Monday, October 7, 2024

How I Moved to a Town I’d Never Visited … or So I Thought

Like most people, our looking back on 2020 offered a different perspective and getting close to our adult children became a huge priority. We had moved from the Dallas area in 2016 to Chattanooga, Tennessee, for my husband’s job, leaving behind amazing friends and our two adult sons. Four years into the journey, the realization that we’d see our kids only a few times a year became abundantly clear. That was not enough for us or for their younger sister.


So we looked at a map of Texas, figured out where we might be able to purchase some land to build on with room for a horse to stand in a pasture behind a house, and started making some calls. The first was to a real estate agent named David, who knew a thing or two about ranch land in Texas Hill Country. 

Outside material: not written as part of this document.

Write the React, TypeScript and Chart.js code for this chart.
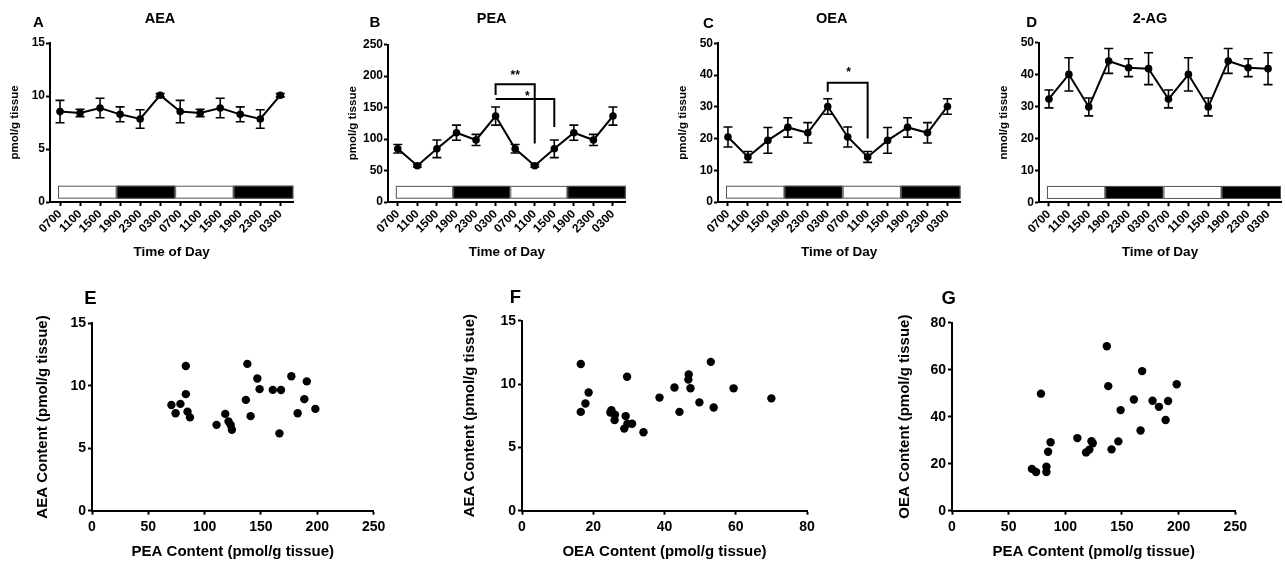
import React, { useEffect, useRef } from "react";
import { Chart, registerables } from "chart.js";

Chart.register(...registerables);

const FONT = '"Liberation Sans", Arial, Helvetica, sans-serif';

// ---------- Top row: content across time of day (mean ± SEM) ----------
const timeLabels = ["0700", "1100", "1500", "1900", "2300", "0300", "0700", "1100", "1500", "1900", "2300", "0300"];

const aeaMean = [8.53, 8.4, 8.87, 8.27, 7.83, 10.07, 8.53, 8.4, 8.87, 8.27, 7.83, 10.07];
const aeaSem = [1.06, 0.35, 0.92, 0.7, 0.87, 0.15, 1.06, 0.35, 0.92, 0.7, 0.87, 0.15];

const peaMean = [84.5, 57.5, 84.5, 110, 98.5, 136.5, 84.5, 57.5, 84.5, 110, 98.5, 136.5];
const peaSem = [6.7, 2, 14, 12, 8.8, 14.4, 6.7, 2, 14, 12, 8.8, 14.4];

const oeaMean = [20.5, 14.2, 19.4, 23.5, 21.8, 30.1, 20.5, 14.2, 19.4, 23.5, 21.8, 30.1];
const oeaSem = [3.15, 1.7, 4.05, 3.05, 3.2, 2.45, 3.15, 1.7, 4.05, 3.05, 3.2, 2.45];

const agMean = [32.4, 40.1, 29.9, 44.3, 42.2, 41.9, 32.4, 40.1, 29.9, 44.3, 42.2, 41.9];
const agSem = [2.8, 5.2, 2.8, 3.9, 2.8, 5.0, 2.8, 5.2, 2.8, 3.9, 2.8, 5.0];

// light / dark phase bar along the time axis (edges in time-index units)
const phaseEdges = [-0.1, 2.83, 5.75, 8.67, 11.65];
const phases = ["light", "dark", "light", "dark"];

// significance brackets (time index, values in axis units)
const peaBrackets = [
  { from: 5, to: 7, top: 187, leftEnd: 170, rightEnd: 93, label: "**", labelX: 6, labelY: 201 },
  { from: 5, to: 8, top: 163.5, leftEnd: 163.5, rightEnd: 119, label: "*", labelX: 6.62, labelY: 167.5 },
];
const oeaBrackets = [
  { from: 5, to: 7, top: 37.6, leftEnd: 34.7, rightEnd: 20, label: "*", labelX: 6.05, labelY: 40.7 },
];

// ---------- Bottom row: per-sample contents ----------
const peaContent = [70.5, 74.2, 78.5, 83.3, 83.3, 84.8, 87, 110.6, 118.3, 121.2, 123.1, 124.2, 136.6, 137.9, 140.8, 146.8, 148.8, 160.5, 166.4, 167.8, 177, 182.6, 188.5, 190.7, 198.3];
const aeaContent = [8.46, 7.8, 8.55, 11.58, 9.33, 7.93, 7.47, 6.87, 7.75, 7.15, 6.86, 6.48, 8.87, 11.75, 7.57, 10.58, 9.73, 9.67, 6.19, 9.66, 10.76, 7.8, 8.93, 10.35, 8.15];
const oeaContent = [17.8, 16.5, 49.8, 16.5, 18.7, 25.1, 29.1, 30.9, 24.8, 26, 29.6, 28.7, 70, 53, 26.1, 29.5, 42.8, 47.3, 34.1, 59.4, 46.8, 44.2, 38.6, 46.7, 53.8];

type Geo = {
  left: number; top: number; width: number; height: number;
  plotLeft: number; plotTop: number; plotRight: number; plotBottom: number;
  yTitleX: number;
};

const font = (size: number) => ({ family: FONT, size, weight: "bold" as const });

function errorBarPlugin(sem: number[]) {
  return {
    id: "errorBars",
    afterDatasetsDraw(chart: any) {
      const { ctx, scales } = chart;
      const xs = scales.x, ys = scales.y;
      const data = chart.data.datasets[0].data;
      ctx.save();
      ctx.strokeStyle = "#000";
      ctx.lineWidth = 1.6;
      data.forEach((p: any, i: number) => {
        const x = xs.getPixelForValue(p.x);
        const yt = ys.getPixelForValue(p.y + sem[i]);
        const yb = ys.getPixelForValue(p.y - sem[i]);
        ctx.beginPath();
        ctx.moveTo(x, yt); ctx.lineTo(x, yb);
        ctx.moveTo(x - 4.5, yt); ctx.lineTo(x + 4.5, yt);
        ctx.moveTo(x - 4.5, yb); ctx.lineTo(x + 4.5, yb);
        ctx.stroke();
      });
      ctx.restore();
    },
  };
}

const phasePlugin = {
  id: "phaseBar",
  afterDatasetsDraw(chart: any) {
    const { ctx, scales } = chart;
    const xs = scales.x, ys = scales.y;
    const range = ys.max - ys.min;
    const top = ys.getPixelForValue(ys.min + 0.1025 * range);
    const bot = ys.getPixelForValue(ys.min + 0.021 * range);
    ctx.save();
    phases.forEach((ph, i) => {
      const x0 = xs.getPixelForValue(phaseEdges[i]);
      const x1 = xs.getPixelForValue(phaseEdges[i + 1]);
      ctx.fillStyle = ph === "dark" ? "#000" : "#fff";
      ctx.fillRect(x0, top, x1 - x0, bot - top);
      ctx.strokeStyle = "#555";
      ctx.lineWidth = 1;
      ctx.strokeRect(x0 + 0.5, top + 0.5, x1 - x0 - 1, bot - top - 1);
    });
    ctx.restore();
  },
};

function bracketPlugin(brackets: any[]) {
  return {
    id: "brackets",
    afterDatasetsDraw(chart: any) {
      const { ctx, scales } = chart;
      const xs = scales.x, ys = scales.y;
      ctx.save();
      ctx.strokeStyle = "#000";
      ctx.fillStyle = "#000";
      ctx.lineWidth = 2;
      brackets.forEach((b) => {
        const x0 = xs.getPixelForValue(b.from);
        const x1 = xs.getPixelForValue(b.to);
        const yt = ys.getPixelForValue(b.top);
        ctx.beginPath();
        ctx.moveTo(x0, ys.getPixelForValue(b.leftEnd));
        ctx.lineTo(x0, yt);
        ctx.lineTo(x1, yt);
        ctx.lineTo(x1, ys.getPixelForValue(b.rightEnd));
        ctx.stroke();
        ctx.font = `bold 12px ${FONT}`;
        ctx.textAlign = "center";
        ctx.textBaseline = "middle";
        ctx.fillText(b.label, xs.getPixelForValue(b.labelX), ys.getPixelForValue(b.labelY));
      });
      ctx.restore();
    },
  };
}

function axisCommon() {
  return {
    grid: { drawOnChartArea: false, drawTicks: true, tickLength: 4, tickWidth: 2, tickColor: "#000" },
    border: { color: "#000", width: 2 },
  };
}

function timeConfig(mean: number[], sem: number[], yMax: number, yStep: number, yTitle: string, brackets: any[], g: Geo): any {
  const yW = g.plotLeft - g.left;
  const xH = g.top + g.height - g.plotBottom;
  const yTitleFont = 11.5;
  return {
    type: "line",
    data: {
      datasets: [
        {
          data: mean.map((v, i) => ({ x: i, y: v })),
          borderColor: "#000",
          borderWidth: 2,
          pointRadius: 3.8,
          pointBackgroundColor: "#000",
          pointBorderColor: "#000",
          pointBorderWidth: 0,
          tension: 0,
          fill: false,
        },
      ],
    },
    options: {
      responsive: false,
      animation: false,
      layout: { padding: { left: 0, top: g.plotTop - g.top, right: g.left + g.width - g.plotRight, bottom: 0 } },
      plugins: { legend: { display: false }, tooltip: { enabled: false }, title: { display: false } },
      scales: {
        x: {
          type: "linear",
          min: -0.5,
          max: 11.65,
          afterBuildTicks: (s: any) => { s.ticks = timeLabels.map((_, i) => ({ value: i })); },
          afterFit: (s: any) => { s.height = xH; },
          ticks: {
            autoSkip: false, minRotation: 45, maxRotation: 45, padding: 1, color: "#000", font: font(12),
            callback: (_v: any, i: number) => timeLabels[i],
          },
          ...axisCommon(),
          title: { display: true, text: "Time of Day", color: "#000", font: font(13.5), padding: { top: 0, bottom: 9.9 } },
        },
        y: {
          min: 0,
          max: yMax,
          afterFit: (s: any) => { s.width = yW; },
          ticks: { stepSize: yStep, padding: 1, color: "#000", font: font(12) },
          ...axisCommon(),
          title: {
            display: true, text: yTitle, color: "#000", font: font(yTitleFont),
            padding: { top: g.yTitleX - g.left - (yTitleFont * 1.2) / 2, bottom: 0 },
          },
        },
      },
    },
    plugins: [phasePlugin, errorBarPlugin(sem), bracketPlugin(brackets)],
  };
}

function scatterConfig(xs: number[], ys: number[], xMax: number, xStep: number, yMax: number, yStep: number, xTitle: string, yTitle: string, g: Geo): any {
  const yW = g.plotLeft - g.left;
  const xH = g.top + g.height - g.plotBottom;
  const tf = 15;
  return {
    type: "scatter",
    data: {
      datasets: [
        {
          data: xs.map((v, i) => ({ x: v, y: ys[i] })),
          pointRadius: 4.2,
          pointBackgroundColor: "#000",
          pointBorderWidth: 0,
          showLine: false,
        },
      ],
    },
    options: {
      responsive: false,
      animation: false,
      layout: { padding: { left: 0, top: g.plotTop - g.top, right: g.left + g.width - g.plotRight, bottom: 0 } },
      plugins: { legend: { display: false }, tooltip: { enabled: false } },
      scales: {
        x: {
          type: "linear",
          min: 0,
          max: xMax,
          afterFit: (s: any) => { s.height = xH; },
          ticks: { stepSize: xStep, padding: 4, color: "#000", font: font(14), maxRotation: 0 },
          ...axisCommon(),
          title: { display: true, text: xTitle, color: "#000", font: font(tf), padding: { top: 0, bottom: 3.3 } },
        },
        y: {
          min: 0,
          max: yMax,
          afterFit: (s: any) => { s.width = yW; },
          ticks: { stepSize: yStep, padding: 2, color: "#000", font: font(14) },
          ...axisCommon(),
          title: {
            display: true, text: yTitle, color: "#000", font: font(tf),
            padding: { top: g.yTitleX - g.left - (tf * 1.2) / 2, bottom: 0 },
          },
        },
      },
    },
  };
}

function ChartBox({ geo, config }: { geo: Geo; config: () => any }) {
  const ref = useRef<HTMLCanvasElement>(null);
  useEffect(() => {
    const chart = new Chart(ref.current as HTMLCanvasElement, config());
    return () => chart.destroy();
  }, []);
  return (
    <canvas
      ref={ref}
      width={Math.round(geo.width)}
      height={Math.round(geo.height)}
      style={{ position: "absolute", left: geo.left, top: geo.top, width: Math.round(geo.width), height: Math.round(geo.height) }}
    />
  );
}

function Label({ text, x, y, size }: { text: string; x: number; y: number; size: number }) {
  return (
    <div
      style={{
        position: "absolute", left: x, top: y, transform: "translate(-50%, -50%)",
        fontFamily: FONT, fontWeight: "bold", fontSize: size, lineHeight: 1, color: "#000", whiteSpace: "nowrap",
      }}
    >
      {text}
    </div>
  );
}

const geoA: Geo = { left: 0, top: 0, width: 306, height: 270, plotLeft: 50, plotTop: 43, plotRight: 293.3, plotBottom: 202, yTitleX: 14.5 };
const geoB: Geo = { left: 338.3, top: 0, width: 300, height: 270, plotLeft: 388.3, plotTop: 44.5, plotRight: 626, plotBottom: 202, yTitleX: 353 };
const geoC: Geo = { left: 668.3, top: 0, width: 305, height: 270, plotLeft: 718.3, plotTop: 43.3, plotRight: 960.7, plotBottom: 202, yTitleX: 683 };
const geoD: Geo = { left: 989, top: 0, width: 296, height: 270, plotLeft: 1039, plotTop: 42.8, plotRight: 1282, plotBottom: 202.3, yTitleX: 1003.5 };

const geoE: Geo = { left: 26.7, top: 290, width: 363, height: 274, plotLeft: 91.7, plotTop: 323.3, plotRight: 373.3, plotBottom: 510.7, yTitleX: 43 };
const geoF: Geo = { left: 456.7, top: 290, width: 365, height: 274, plotLeft: 521.7, plotTop: 320.7, plotRight: 806.7, plotBottom: 510.7, yTitleX: 470 };
const geoG: Geo = { left: 886.7, top: 290, width: 365, height: 274, plotLeft: 951.7, plotTop: 322.7, plotRight: 1235, plotBottom: 510.7, yTitleX: 905 };

export default function App() {
  return (
    <div style={{ position: "absolute", left: 0, top: 0, width: 1285, height: 564, background: "#fff", overflow: "hidden" }}>
      <ChartBox geo={geoA} config={() => timeConfig(aeaMean, aeaSem, 15, 5, "pmol/g tissue", [], geoA)} />
      <ChartBox geo={geoB} config={() => timeConfig(peaMean, peaSem, 250, 50, "pmol/g tissue", peaBrackets, geoB)} />
      <ChartBox geo={geoC} config={() => timeConfig(oeaMean, oeaSem, 50, 10, "pmol/g tissue", oeaBrackets, geoC)} />
      <ChartBox geo={geoD} config={() => timeConfig(agMean, agSem, 50, 10, "nmol/g tissue", [], geoD)} />
      <ChartBox geo={geoE} config={() => scatterConfig(peaContent, aeaContent, 250, 50, 15, 5, "PEA Content (pmol/g tissue)", "AEA Content (pmol/g tissue)", geoE)} />
      <ChartBox geo={geoF} config={() => scatterConfig(oeaContent, aeaContent, 80, 20, 15, 5, "OEA Content (pmol/g tissue)", "AEA Content (pmol/g tissue)", geoF)} />
      <ChartBox geo={geoG} config={() => scatterConfig(peaContent, oeaContent, 250, 50, 80, 20, "PEA Content (pmol/g tissue)", "OEA Content (pmol/g tissue)", geoG)} />

      <Label text="A" x={38.5} y={20.5} size={15} />
      <Label text="AEA" x={160} y={17.5} size={14.5} />
      <Label text="B" x={375} y={21} size={15} />
      <Label text="PEA" x={491.7} y={17.5} size={14.5} />
      <Label text="C" x={708.3} y={21.5} size={15} />
      <Label text="OEA" x={831.7} y={17.5} size={14.5} />
      <Label text="D" x={1031.7} y={20.5} size={15} />
      <Label text="2-AG" x={1150} y={17.5} size={14.5} />

      <Label text="E" x={90.3} y={298.3} size={18.5} />
      <Label text="F" x={515.3} y={297.3} size={18.5} />
      <Label text="G" x={948.7} y={298.3} size={18.5} />
    </div>
  );
}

We mentioned a town we had considered and he suggested another. That led to my husband booking a flight to meet with David and walk some land with our middle child, who lived about ninety minutes north. By March 2021, we were officially the owners of five acres of land basically overrun by cedars in a newly developed community complete with a community pond and a cattle-guard/gated entrance. Signs along the roads cautioned: Loose Livestock. 


We hired a builder, found a floor plan online, and began the process of clearing the lot/building a house from several states away. Two years after buying land, we moved in. 


Since that time, people have asked: How did you find Burnet, Texas? I would shrug and say, “We just made some calls” and that I had never even been there until after our lot was purchased.


And then one day, while organizing some of my published articles into a digital portfolio, I came across a travel piece I had written years ago (when I worked for a magazine based in Dallas), about the Bluebonnet Capital of Texas. I had taken part in a media tour to a small town, stayed at a resort, toured a famous cavern, eaten at local establishments, and visited historic sites. I remembered the trip. The name of the town didn’t stay with me. Burnet, Texas. Where I now live. 


In fact, while touring the town’s infamous Longhorn Caverns last summer with some of our kids, I said to my girl, “Look! They also have that weird dog formation like the one we saw in Carlsbad Caverns.” She said to me, “There’s not a formation of a dog in Carlsbad.” And that’s when I realized: I had been in this cave before. To add insult to injury, she bought a T-shirt in the gift shop with the dog in pop art graphics to wear in my presence.


So, I can no longer brag that I moved to a town I had never before visited. It’s just that this town was once a tourist destination for me. Burnet looks a lot friendlier, quaint, and welcoming now that it’s home.